Interesting things we learned about broccoli rabe: it's also called rapini, and is apparently more closely related to the turnip than to broccoli.

Spicy Italian Sausage and Broccoli Rabe Ragu (serves 2)

- Olive oil, for cooking
- 2 cloves garlic, chopped
- 1/3 lb spicy Italian sausage, removed from casing and crumbled
- 1/2 a (28 ounce) can tomatoes, chopped (plus the juice)
- 1/4 cup white wine
- Salt and pepper to taste
- Half of a bunch of broccoli rabe
- 2 tbsp chopped fresh parsley
- Parmesan cheese

Heat the oil in a skillet over medium heat and, when it's hot, add the sausage. Cook until the meat is browned, then add the garlic and cook for 2-3 minutes. Add tomatoes with juice and white wine and cook over medium low heat until the sauce has thickened.


Meanwhile, coarsely chop the broccoli rabe and bring a pot of water to a boil. Put the rabe in the water and cook for 3 minutes, until it's bright green, then drain and rinse with cold water (everyone says to plunge it into an ice bath to stop the cooking, but we cheated here and didn't notice any adverse effects).

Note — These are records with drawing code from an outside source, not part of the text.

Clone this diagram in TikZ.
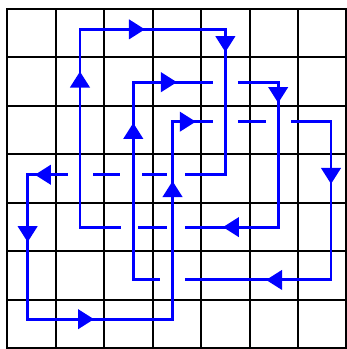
\documentclass[tikz,border=0pt]{standalone}
\usetikzlibrary{arrows.meta}
\tikzset{
  gridline/.style={line width=1.2pt, black},
  loopline/.style={line width=1.7pt, draw={rgb,255:red,0;green,0;blue,255}},
  flowmark/.style={loopline, -{Triangle[length=0.33cm,width=0.40cm]}},
}
\begin{document}
\begin{tikzpicture}
\useasboundingbox (-0.15,-0.015) rectangle (7.005,7.186);
\fill[white] (-0.15,-0.015) rectangle (7.005,7.186);
\draw[gridline] (0,0) grid (7,7);
\draw[gridline] (0,0) rectangle (7,7);
% corners of the closed loop
\coordinate (p1) at (1.50,2.50);
\coordinate (p2) at (1.50,6.58);
\coordinate (p3) at (4.50,6.58);
\coordinate (p4) at (4.50,3.58);
\coordinate (p5) at (0.42,3.58);
\coordinate (p6) at (0.42,0.60);
\coordinate (p7) at (3.41,0.60);
\coordinate (p8) at (3.41,4.675);
\coordinate (p9) at (6.68,4.675);
\coordinate (p10) at (6.68,1.41);
\coordinate (p11) at (2.60,1.41);
\coordinate (p12) at (2.60,5.49);
\coordinate (p13) at (5.59,5.49);
\coordinate (p14) at (5.59,2.50);
% loop pieces (horizontal runs broken where they pass under)
\draw[loopline] (2.34,2.50) -- (p1) -- (p2) -- (p3) -- (p4) -- (3.66,3.58);
\draw[loopline] (3.29,3.58) -- (2.78,3.58);
\draw[loopline] (2.32,3.58) -- (1.77,3.58);
\draw[loopline] (1.25,3.58) -- (p5) -- (p6) -- (p7) -- (p8) -- (4.24,4.675);
\draw[loopline] (4.76,4.675) -- (5.33,4.675);
\draw[loopline] (5.85,4.675) -- (p9) -- (p10) -- (3.66,1.41);
\draw[loopline] (3.15,1.41) -- (p11) -- (p12) -- (4.24,5.49);
\draw[loopline] (4.76,5.49) -- (p13) -- (p14) -- (3.66,2.50);
\draw[loopline] (3.29,2.50) -- (2.70,2.50);
% direction marks
\draw[flowmark] (1.50,5.20) -- (1.50,5.71);
\draw[flowmark] (2.40,6.58) -- (2.84,6.58);
\draw[flowmark] (4.50,6.50) -- (4.50,6.11);
\draw[flowmark] (1.00,3.58) -- (0.57,3.58);
\draw[flowmark] (0.42,2.60) -- (0.42,2.19);
\draw[flowmark] (1.30,0.60) -- (1.79,0.60);
\draw[flowmark] (3.41,3.00) -- (3.41,3.45);
\draw[flowmark] (3.50,4.675) -- (3.89,4.675);
\draw[flowmark] (6.68,3.80) -- (6.68,3.39);
\draw[flowmark] (5.80,1.41) -- (5.34,1.41);
\draw[flowmark] (2.60,4.20) -- (2.60,4.65);
\draw[flowmark] (3.00,5.49) -- (3.50,5.49);
\draw[flowmark] (5.59,5.40) -- (5.59,5.06);
\draw[flowmark] (4.90,2.50) -- (4.45,2.50);
\end{tikzpicture}
\end{document}
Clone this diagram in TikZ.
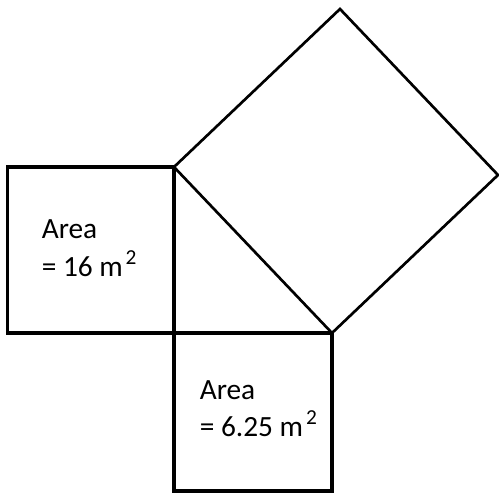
\documentclass[tikz,border=0pt]{standalone}
\usepackage{fontspec}
\setmainfont{Carlito}
\newcommand{\supx}[1]{\hspace{0.1em}\raisebox{0.38em}{\fontsize{16pt}{16pt}\selectfont #1}}
\begin{document}
\begin{tikzpicture}[x=0.75pt,y=-0.75pt,
  sq/.style={draw=black,line width=2.3pt,line join=miter},
  big/.style={draw=black,line width=2pt,line join=miter},
  lbl/.style={anchor=base west,inner sep=0pt,font=\fontsize{22pt}{22pt}\selectfont}]
\useasboundingbox (0,0) rectangle (499,494);
\coordinate (A) at (174,167);
\coordinate (B) at (174,333);
\coordinate (C) at (332,333);
\coordinate (D) at (340,9);
\coordinate (E) at (498,175);
% left square
\draw[sq] (7.5,167) rectangle (B);
% bottom square
\draw[sq] (B) rectangle (332,491);
% hypotenuse square
\draw[big] (A) -- (D) -- (E) -- (C) -- cycle;
% texts
\node[lbl] (t1) at (41.5,238) {Area};
\node[lbl] (t2) at (41.5,276) {= 16 m\supx{2}};
\node[lbl] (t3) at (199.5,399) {Area};
\node[lbl] (t4) at (199.5,436) {= 6.25 m\supx{2}};
\end{tikzpicture}
\end{document}
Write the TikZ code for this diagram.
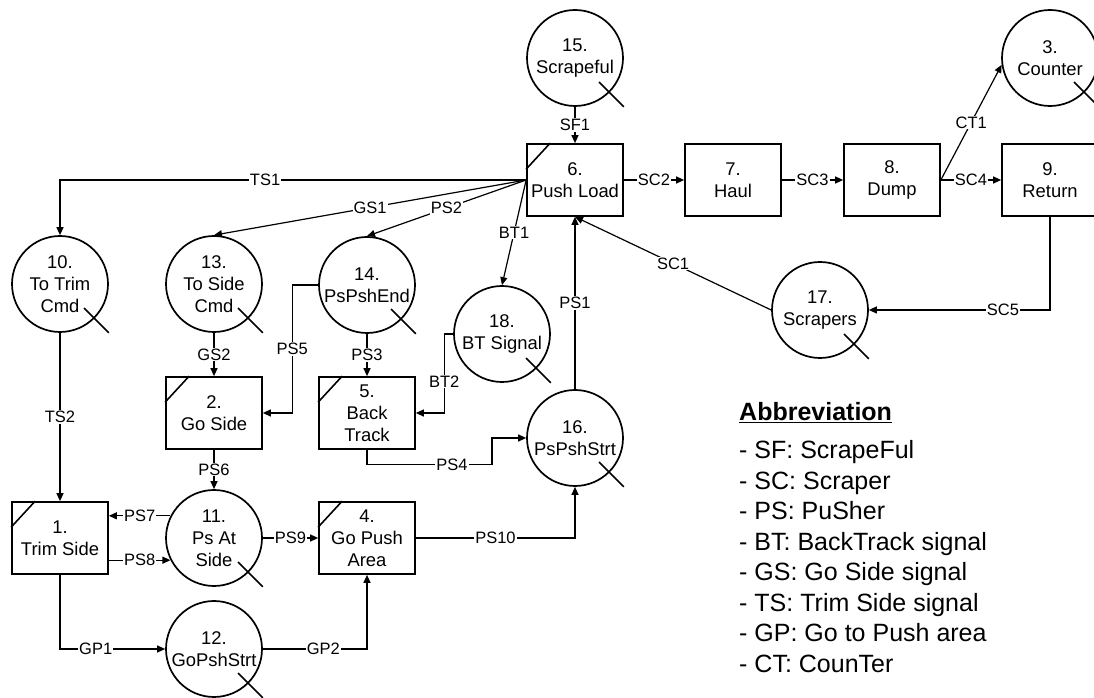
\documentclass[tikz,border=0pt]{standalone}
\usepackage{fontspec}
\setmainfont{Liberation Sans}
\usetikzlibrary{arrows.meta,positioning,calc}

% marks on the shapes
\newcommand{\tailmark}[1]{\draw[line width=1.7pt] (#1.center) ++(-45:34) -- ++(-45:35);}
\newcommand{\cornermark}[1]{\draw[line width=1.6pt] ([yshift=-26pt]#1.north west) -- ([xshift=24pt]#1.north west);}

\begin{document}
\begin{tikzpicture}[x=1pt,y=1pt,
    every node/.style={font=\fontsize{18.4}{22}\selectfont},
    proc/.style={draw,line width=1.7pt,minimum width=96pt,minimum height=72pt,inner sep=0pt,align=center},
    place/.style={draw,circle,line width=1.7pt,minimum size=96pt,inner sep=0pt,align=center},
    sig/.style={line width=1.2pt,-{Triangle[length=8pt,width=7pt]}},
    lbl/.style={fill=white,inner sep=1pt,font=\fontsize{16.5}{18}\selectfont},
    legend/.style={inner sep=0pt,font=\fontsize{25}{30}\selectfont}]
  \useasboundingbox (0,0) rectangle (1094,698);

  % upper row
  \node[proc] (n6) at (575,518) {6.\\Push Load};
  \node[proc] (n7) at (733,518) {7.\\Haul};
  \node[proc] (n8) at (892,518) {8.\\Dump};
  \node[proc] (n9) at (1050,518) {9.\\Return};
  \node[place] (n3) at (1050,640) {3.\\Counter};
  \node[place] (n15) at (575,640) {15.\\Scrapeful};
  \node[place] (n17) at (820,388) {17.\\Scrapers};

  % middle
  \node[place] (n10) at (60,414) {10.\\To Trim\\Cmd};
  \node[place] (n13) at (214,414) {13.\\To Side\\Cmd};
  \node[place] (n14) at (367,413) {14.\\PsPshEnd};
  \node[place] (n18) at (502,364) {18.\\BT Signal};
  \node[place] (n16) at (575,260) {16.\\PsPshStrt};
  \node[proc] (n2) at (214,285) {2.\\Go Side};
  \node[proc] (n5) at (367,285) {5.\\Back\\Track};

  % lower
  \node[proc] (n1) at (60,160) {1.\\Trim Side};
  \node[place] (n11) at (214,160) {11.\\Ps At\\Side};
  \node[proc] (n4) at (367,160) {4.\\Go Push\\Area};
  \node[place] (n12) at (214,49) {12.\\GoPshStrt};

  \cornermark{n1} \cornermark{n2} \cornermark{n4} \cornermark{n5} \cornermark{n6}
  \tailmark{n3} \tailmark{n10} \tailmark{n11} \tailmark{n12} \tailmark{n13}
  \tailmark{n14} \tailmark{n15} \tailmark{n16} \tailmark{n17} \tailmark{n18}

  % signals
  \draw[sig] (n15) -- node[lbl]{SF1} (n6);
  \draw[sig] (n6) -- node[lbl]{SC2} (n7);
  \draw[sig] (n7) -- node[lbl]{SC3} (n8);
  \draw[sig] (n8) -- node[lbl]{SC4} (n9);
  \draw[sig] (n8.east) -- node[lbl]{CT1} (n3.188);
  \draw[sig] (n9.south) |- node[lbl,pos=0.63]{SC5} (n17.east);
  \draw[sig] (n17.west) -- node[lbl]{SC1} (n6.south);
  \draw[sig] (n16) -- node[lbl]{PS1} (n6);
  \draw[sig] (n6.west) -| node[lbl,pos=0.28]{TS1} (n10.north);
  \draw[sig] (n6.west) -- node[lbl]{GS1} (n13.north);
  \draw[sig] (n6.west) -- node[lbl]{PS2} (n14.north);
  \draw[sig] (n6.west) -- node[lbl]{BT1} (n18.north);
  \draw[sig] (n13) -- node[lbl]{GS2} (n2);
  \draw[sig] (n14) -- node[lbl]{PS3} (n5);
  \draw[sig] (n14.west) -- ++(-26,0) |- node[lbl,pos=0.25]{PS5} (n2.east);
  \draw[sig] (n18.west) -- ++(-9,0) |- node[lbl,pos=0.3]{BT2} (n5.east);
  \draw[sig] (n5.south) -- ++(0,-15) -- node[lbl,pos=0.68]{PS4} ++(125,0) |- (n16.west);
  \draw[sig] (n2) -- node[lbl]{PS6} (n11);
  \draw[sig] (n11.153) -- node[lbl]{PS7} (n11.153 -| n1.east);
  \draw[sig] (n11.207 -| n1.east) -- node[lbl]{PS8} (n11.207);
  \draw[sig] (n11) -- node[lbl]{PS9} (n4);
  \draw[sig] (n4.east) -| node[lbl,pos=0.25]{PS10} (n16.south);
  \draw[sig] (n10) -- node[lbl]{TS2} (n1);
  \draw[sig] (n1.south) |- node[lbl,pos=0.67]{GP1} (n12.west);
  \draw[sig] (n12.east) -| node[lbl,pos=0.29]{GP2} (n4.south);

  % abbreviations
  \node[legend,anchor=base west] (abbr) at (739,277) {\underline{\textbf{Abbreviation}}};
  \foreach \txt [count=\i] in {SF: ScrapeFul, SC: Scraper, PS: PuSher, BT: BackTrack signal,
      GS: Go Side signal, TS: Trim Side signal, GP: Go to Push area, CT: CounTer}
    \node[legend,anchor=base west] (abbr\i) at (739,269.5-30.5*\i) {- \txt};
\end{tikzpicture}
\end{document}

When the sauce is thickened and you are nearly ready to eat, add the broccoli rabe to the sauce and let it cook for just 2-3 minutes, or until it's hot again. 


Add the parsley and season to taste with salt and pepper (depending on the sausage and can of tomatoes you use, you might not need much or any salt). Serve over creamy polenta (see our ratatouille post for how to make it) or pasta, with a generous sprinkling of grated parmesan cheese.